Insight about Abundance

During the morning session with Abraham’s “Financial Abundance” meditation, I received an amazing insight. As if it were a gimble, it flipped my understanding of money upside-down on its head.

What I understand now, that I didn’t understand for most of my life, is that I don’t have to wait around for “enough money” to complete my desire. (In this instance, the term “complete” equates to “manifest.)

I don’t have struggle to acquire enough money to purchase my desire: the money in and of itself is incidental. Don’t misunderstand me. Money is a  huge convenience; furthermore, it is a convenience that I certainly plan to use. However, it is not what I once thought it was.

It’s From Within

My mindset (vibrational set point) about money had the cart before the horse. I thought that I would have esteem and power and safety and security when I had money.
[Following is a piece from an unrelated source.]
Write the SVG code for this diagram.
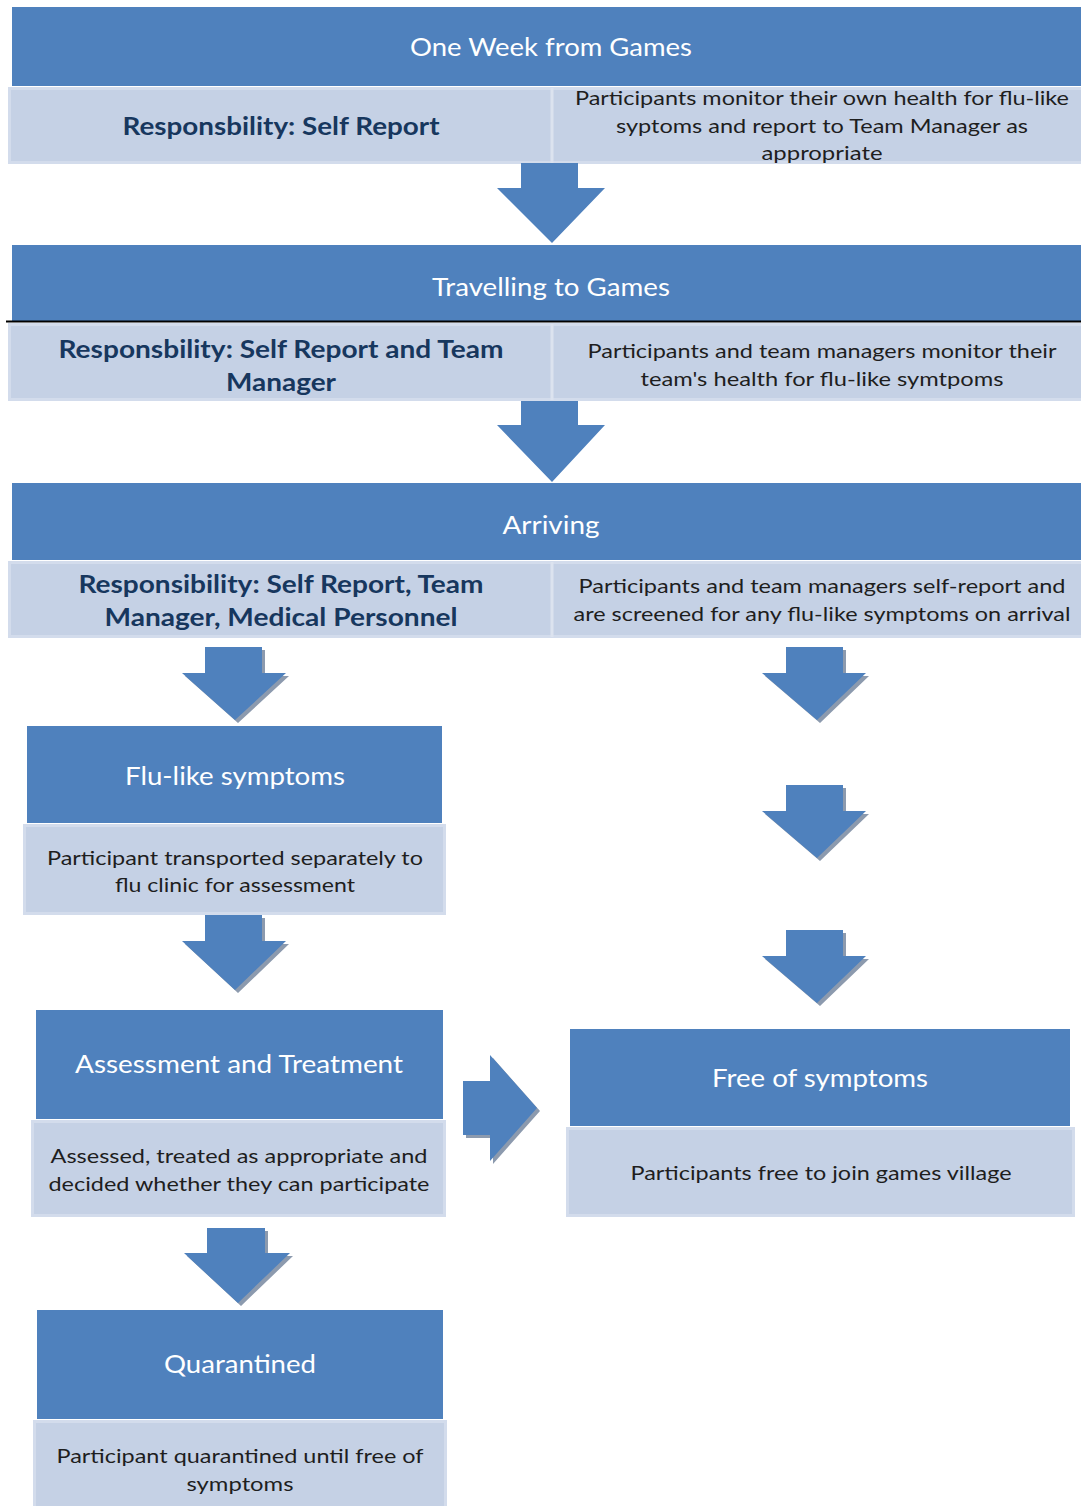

Instead I must know from withing my worth, my personal power, my safety and security before money shows up in my bank account. No wonder I’ve struggled money! I was carrying around a mindset (vibrational set point) that I didn’t have worth, or personal power, or safety and security within myself. I thought that my safety and security came from my parents, my job, and from making the “right decisions to do the right thing.”

It’s not about accumulating money, it’s about focusing without resistance. What it is about is pure and positive focus. It’s about feeling happy and fulfilled with a light and easy focus. It’s about having wonderful time with my desires filled with fun and goodwill.

Turning Thoughts to Things

This is a pivotal post because it is the one that bridges the previous posts into the subject of this blog: turning thoughts to things.